Конечно, наш единственный источник — повествование Никола Конта — тоже не обладает полной «прозрачностью». Он записал свой рассказ об этом эпизоде много лет спустя, отбирая детали и организуя события так, чтобы они имели для него смысл. Но те значения, которые он выделяет, были заданы ему его культурой, и субъективный характер бурлескного описания не нарушает общей рамы ассоциаций. Мстя хозяину, рабочие бессознательно использовали основные символы культуры своего времени, которые дали им возможность излить на него свой гнев и выставить его дураком, не понеся при этом наказания. Раблезианский смех, который явственно слышен во всем этом повествовании, дал им возможность разрядить свои социальные эмоции.
Что касается странной для нас жестокости, то, как продемонстрировал Дарнтон в другой своей работе[413], она характерна и для многих народных сказок, которые были записаны позднее, но, несомненно, бытовали и в то время. Он отмечает, между прочим, что исследователи и писатели, записывавшие народные сказки, нередко сглаживали или упраздняли изначально присутствовавшие в них мотивы брутальности.
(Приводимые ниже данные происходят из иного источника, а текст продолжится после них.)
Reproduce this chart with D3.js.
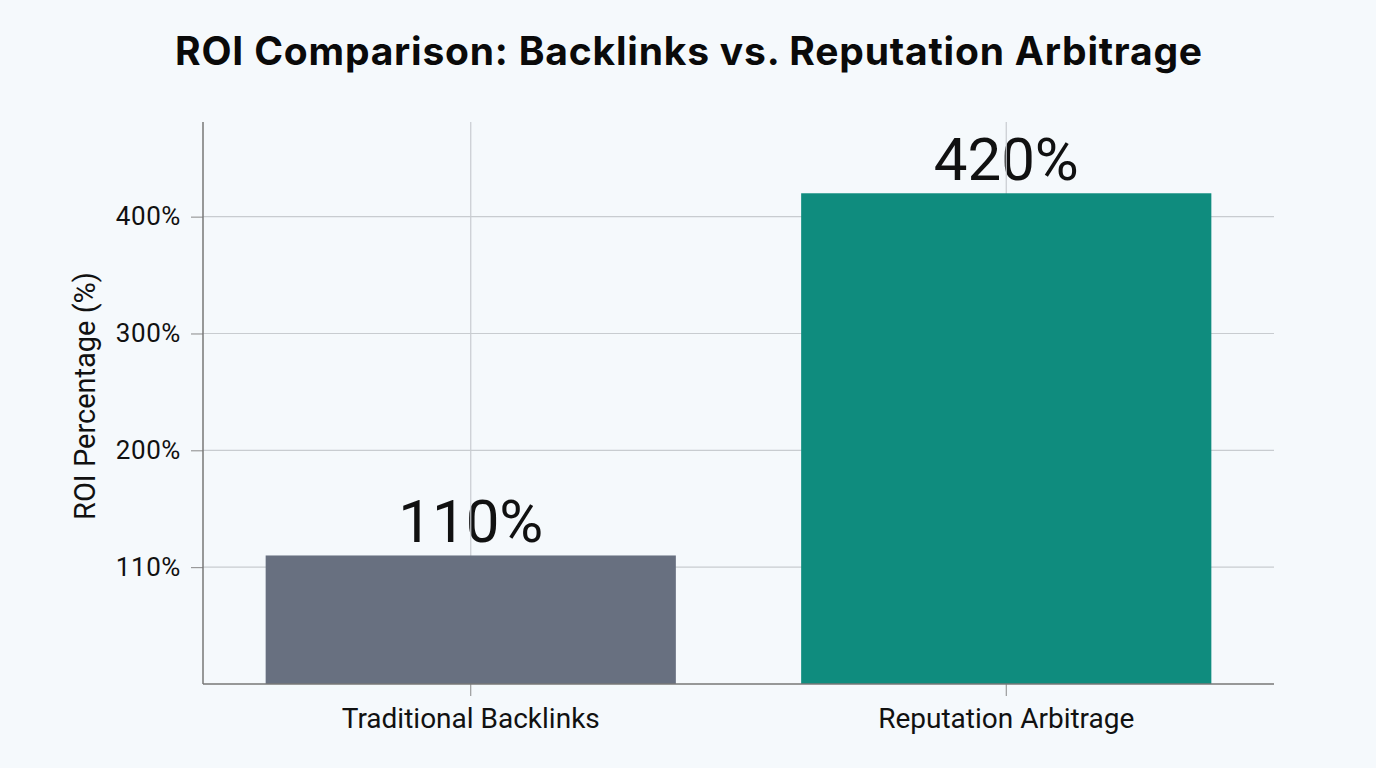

Блуждание в «лесу символов», способное создать трудности для современного историка, по-видимому, не порождало их для человека того времени, свободно «читавшего» код собственной культуры. Вся его жизнь протекала в символическом мире. Не одна только духовная, но и материальная жизнь, ибо и отношения власти, и экономические отношения также осуществлялись через посредство систем знаков и символов. При этом определенные символы приобретали в данной культуре особую силу и значимость. Подобно тому, как некоторые существа и предметы были «особенно хороши для того, чтобы их есть», пишет Дарнтон вслед за Клодом Леви-Стросом и Мери Дуглас[414], другие существа были «особенно хороши для того, чтобы о них думать»[415]. К числу таких существ, обладавших в глазах людей начала Нового времени специфическим ритуальным значением, относились и кошки. Их амбивалентность, причастность как к человеческому миру дома и культуры, так и к миру дикой природы, секса и колдовства, делала их своего рода «медиаторами» между обоими этими полюсами.